Copy each line of the entries that contains the word "with".

───── DATA RECORDS ─────

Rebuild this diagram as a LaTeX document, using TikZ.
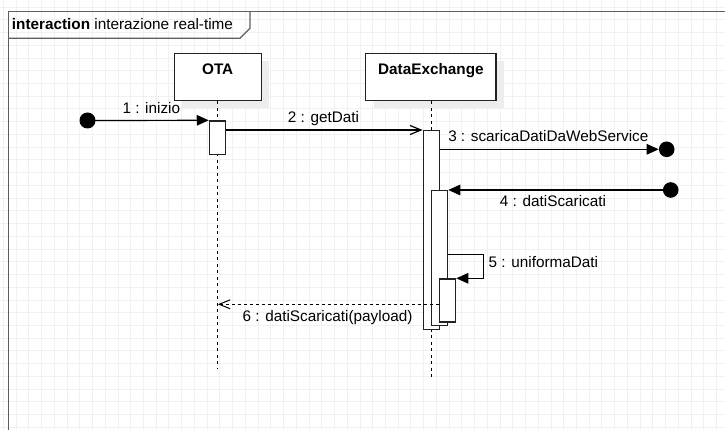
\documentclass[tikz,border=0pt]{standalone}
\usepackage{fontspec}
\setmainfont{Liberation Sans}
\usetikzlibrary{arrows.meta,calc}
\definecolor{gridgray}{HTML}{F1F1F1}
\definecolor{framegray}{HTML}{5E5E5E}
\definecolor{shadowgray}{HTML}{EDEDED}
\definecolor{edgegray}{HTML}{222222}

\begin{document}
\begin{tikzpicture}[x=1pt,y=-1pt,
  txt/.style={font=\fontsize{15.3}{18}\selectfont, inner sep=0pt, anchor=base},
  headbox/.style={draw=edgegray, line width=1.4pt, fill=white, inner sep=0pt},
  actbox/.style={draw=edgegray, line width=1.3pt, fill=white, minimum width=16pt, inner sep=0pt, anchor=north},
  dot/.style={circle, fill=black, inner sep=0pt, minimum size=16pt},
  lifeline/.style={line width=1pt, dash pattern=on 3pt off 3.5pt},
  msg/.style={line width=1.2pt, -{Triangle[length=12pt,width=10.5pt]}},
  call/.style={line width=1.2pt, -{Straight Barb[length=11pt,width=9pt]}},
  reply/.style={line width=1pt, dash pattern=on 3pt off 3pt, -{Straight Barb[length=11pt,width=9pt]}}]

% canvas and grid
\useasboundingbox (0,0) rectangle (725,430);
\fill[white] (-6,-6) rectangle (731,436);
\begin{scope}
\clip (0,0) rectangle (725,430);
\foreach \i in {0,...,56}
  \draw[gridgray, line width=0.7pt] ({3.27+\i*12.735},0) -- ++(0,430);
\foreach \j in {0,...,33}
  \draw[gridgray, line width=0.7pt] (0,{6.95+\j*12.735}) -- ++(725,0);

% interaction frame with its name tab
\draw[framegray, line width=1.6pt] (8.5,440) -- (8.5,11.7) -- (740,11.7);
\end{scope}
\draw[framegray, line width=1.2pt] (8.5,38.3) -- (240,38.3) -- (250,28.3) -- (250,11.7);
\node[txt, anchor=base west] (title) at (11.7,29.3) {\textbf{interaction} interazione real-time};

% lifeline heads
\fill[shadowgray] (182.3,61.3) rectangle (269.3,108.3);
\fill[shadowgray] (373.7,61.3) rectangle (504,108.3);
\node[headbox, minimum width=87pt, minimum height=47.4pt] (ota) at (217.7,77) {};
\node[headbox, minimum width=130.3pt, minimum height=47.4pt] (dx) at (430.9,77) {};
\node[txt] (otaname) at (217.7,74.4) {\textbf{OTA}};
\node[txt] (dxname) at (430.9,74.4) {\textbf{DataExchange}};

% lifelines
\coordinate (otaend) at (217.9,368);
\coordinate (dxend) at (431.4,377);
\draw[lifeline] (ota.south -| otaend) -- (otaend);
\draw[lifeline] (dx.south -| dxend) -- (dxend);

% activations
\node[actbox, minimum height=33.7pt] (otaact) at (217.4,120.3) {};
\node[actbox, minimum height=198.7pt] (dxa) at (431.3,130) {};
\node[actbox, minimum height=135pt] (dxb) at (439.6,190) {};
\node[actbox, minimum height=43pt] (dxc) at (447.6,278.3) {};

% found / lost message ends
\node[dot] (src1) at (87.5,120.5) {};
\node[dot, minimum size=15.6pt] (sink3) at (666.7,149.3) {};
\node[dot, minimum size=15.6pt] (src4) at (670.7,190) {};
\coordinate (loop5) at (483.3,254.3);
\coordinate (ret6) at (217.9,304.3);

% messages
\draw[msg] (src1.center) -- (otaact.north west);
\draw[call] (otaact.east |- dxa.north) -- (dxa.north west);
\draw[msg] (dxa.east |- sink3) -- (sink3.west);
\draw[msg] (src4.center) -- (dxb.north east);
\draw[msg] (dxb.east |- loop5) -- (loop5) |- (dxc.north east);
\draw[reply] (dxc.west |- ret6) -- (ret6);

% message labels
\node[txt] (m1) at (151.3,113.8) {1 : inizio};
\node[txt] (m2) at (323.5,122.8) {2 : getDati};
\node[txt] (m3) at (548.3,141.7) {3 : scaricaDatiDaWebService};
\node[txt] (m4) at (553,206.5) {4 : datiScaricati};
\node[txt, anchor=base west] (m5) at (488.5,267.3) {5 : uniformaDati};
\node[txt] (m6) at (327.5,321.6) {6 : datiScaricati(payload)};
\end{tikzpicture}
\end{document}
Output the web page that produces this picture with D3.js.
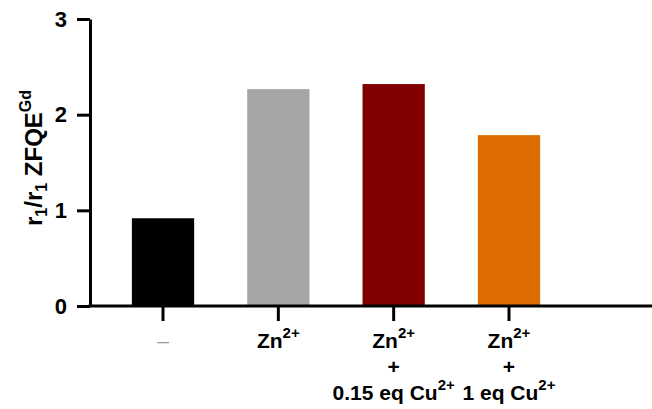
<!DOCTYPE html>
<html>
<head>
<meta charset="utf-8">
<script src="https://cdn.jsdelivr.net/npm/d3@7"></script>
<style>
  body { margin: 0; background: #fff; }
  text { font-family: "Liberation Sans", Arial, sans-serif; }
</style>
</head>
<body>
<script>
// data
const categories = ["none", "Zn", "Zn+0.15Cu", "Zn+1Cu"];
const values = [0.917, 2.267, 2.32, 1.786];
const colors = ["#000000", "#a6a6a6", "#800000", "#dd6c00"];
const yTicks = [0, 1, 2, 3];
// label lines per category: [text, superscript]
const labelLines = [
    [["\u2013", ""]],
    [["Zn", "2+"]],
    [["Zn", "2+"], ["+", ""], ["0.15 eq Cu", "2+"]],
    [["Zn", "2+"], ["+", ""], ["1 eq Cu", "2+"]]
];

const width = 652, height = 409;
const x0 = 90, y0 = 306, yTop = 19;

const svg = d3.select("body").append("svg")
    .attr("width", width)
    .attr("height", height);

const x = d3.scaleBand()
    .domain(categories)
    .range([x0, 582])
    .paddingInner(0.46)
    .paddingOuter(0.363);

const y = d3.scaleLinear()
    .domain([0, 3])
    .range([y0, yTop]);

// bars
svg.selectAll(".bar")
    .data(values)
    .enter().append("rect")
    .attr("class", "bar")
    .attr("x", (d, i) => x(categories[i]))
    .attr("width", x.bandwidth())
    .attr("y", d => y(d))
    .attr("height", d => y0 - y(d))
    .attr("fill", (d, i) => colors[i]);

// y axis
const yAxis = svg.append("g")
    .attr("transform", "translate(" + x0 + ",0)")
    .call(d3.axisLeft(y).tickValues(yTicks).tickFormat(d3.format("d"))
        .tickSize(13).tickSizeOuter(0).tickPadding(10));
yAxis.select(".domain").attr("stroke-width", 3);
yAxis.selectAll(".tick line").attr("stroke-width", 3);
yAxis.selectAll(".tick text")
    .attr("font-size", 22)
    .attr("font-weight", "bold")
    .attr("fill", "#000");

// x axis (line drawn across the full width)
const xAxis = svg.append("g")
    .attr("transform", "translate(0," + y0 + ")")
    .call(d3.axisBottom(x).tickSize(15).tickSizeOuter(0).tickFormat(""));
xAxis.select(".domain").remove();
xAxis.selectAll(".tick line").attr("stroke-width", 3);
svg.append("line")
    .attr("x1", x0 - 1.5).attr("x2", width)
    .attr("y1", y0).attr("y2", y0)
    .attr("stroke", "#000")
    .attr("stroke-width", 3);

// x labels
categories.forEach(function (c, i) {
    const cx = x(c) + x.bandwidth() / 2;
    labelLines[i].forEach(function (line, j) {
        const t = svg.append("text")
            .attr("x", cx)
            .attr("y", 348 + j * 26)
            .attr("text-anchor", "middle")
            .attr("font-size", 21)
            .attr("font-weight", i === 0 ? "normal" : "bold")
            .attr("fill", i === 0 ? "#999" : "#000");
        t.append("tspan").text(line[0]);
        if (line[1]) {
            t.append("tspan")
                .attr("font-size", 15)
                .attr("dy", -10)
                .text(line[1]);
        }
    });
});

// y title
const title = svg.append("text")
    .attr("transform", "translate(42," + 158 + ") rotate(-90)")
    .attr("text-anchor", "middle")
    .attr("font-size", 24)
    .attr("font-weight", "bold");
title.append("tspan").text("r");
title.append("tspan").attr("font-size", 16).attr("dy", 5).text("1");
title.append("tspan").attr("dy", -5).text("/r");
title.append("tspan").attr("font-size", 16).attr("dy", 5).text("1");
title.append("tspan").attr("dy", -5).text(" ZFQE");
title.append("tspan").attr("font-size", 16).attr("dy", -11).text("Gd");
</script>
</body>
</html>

─────

ANSWER TO THE TASK>
% interaction frame with its name tab
Output the web page that produces this picture with D3.js.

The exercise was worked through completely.